Now granted, you might be thinking, "Well, if you agree in partial
ergativity then why can't you accept the nominative coming
from the genitive". Here are the points that you need to explain
away before we can accept your idea:
- Explain pronominal inanimate *-d which contrasts
with animate *-s (eg: *kWis versus *kWid)
(You've been ignoring this point all along.)
- Explain why *-s is solely animate, never inanimate
(You did do this in part but your views are in
opposition to the idea of ergative sentences with
inanimate agent and hence destroys the last
possible link between the nominative and genitive.)
Hopefully, this will discourage you and you'll accept all my own
>Thus, the PIE (and Uralic) accusative case was probably a locative
>or similar case first, and the form was likely -ma (later reduced to
The case marking also exists in Dravidian for the accusative. My view
is that it was originally an ergative postposition signifying "by". Of
course, conceivably such a postposition could originally have had a
locative sense in some stage of preNostratic (holy Batman!), so I
suppose we are not fully in disagreement.

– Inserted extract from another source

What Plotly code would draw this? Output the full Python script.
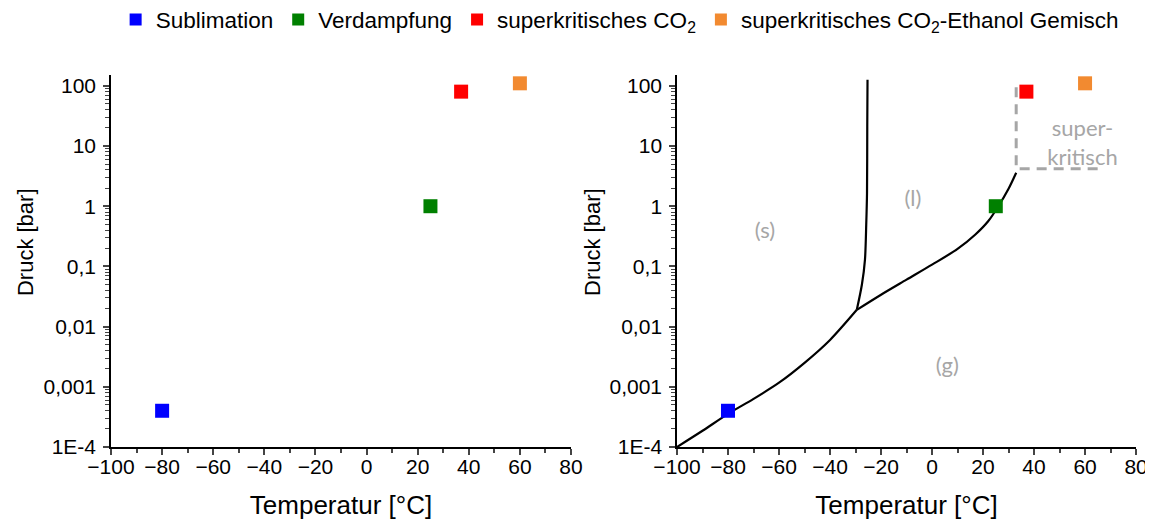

But I don't think you are in full realization of the large time frames
you're dealing with. The "ergative" stage of IE is so far into the
past that it's hard to debate it seriously through IE alone. It's like
discussing IE's inanimate gender through English examples.
>I do not claim that the above is necessarily correct. It is
>certainly not complete, nor definitive, for I am no professional PIE
>linguist. However, it makes logical sense to me.
Please explain inanimate nominoaccusative *-d in pronominals.
But go on. I like your big-picture thinking.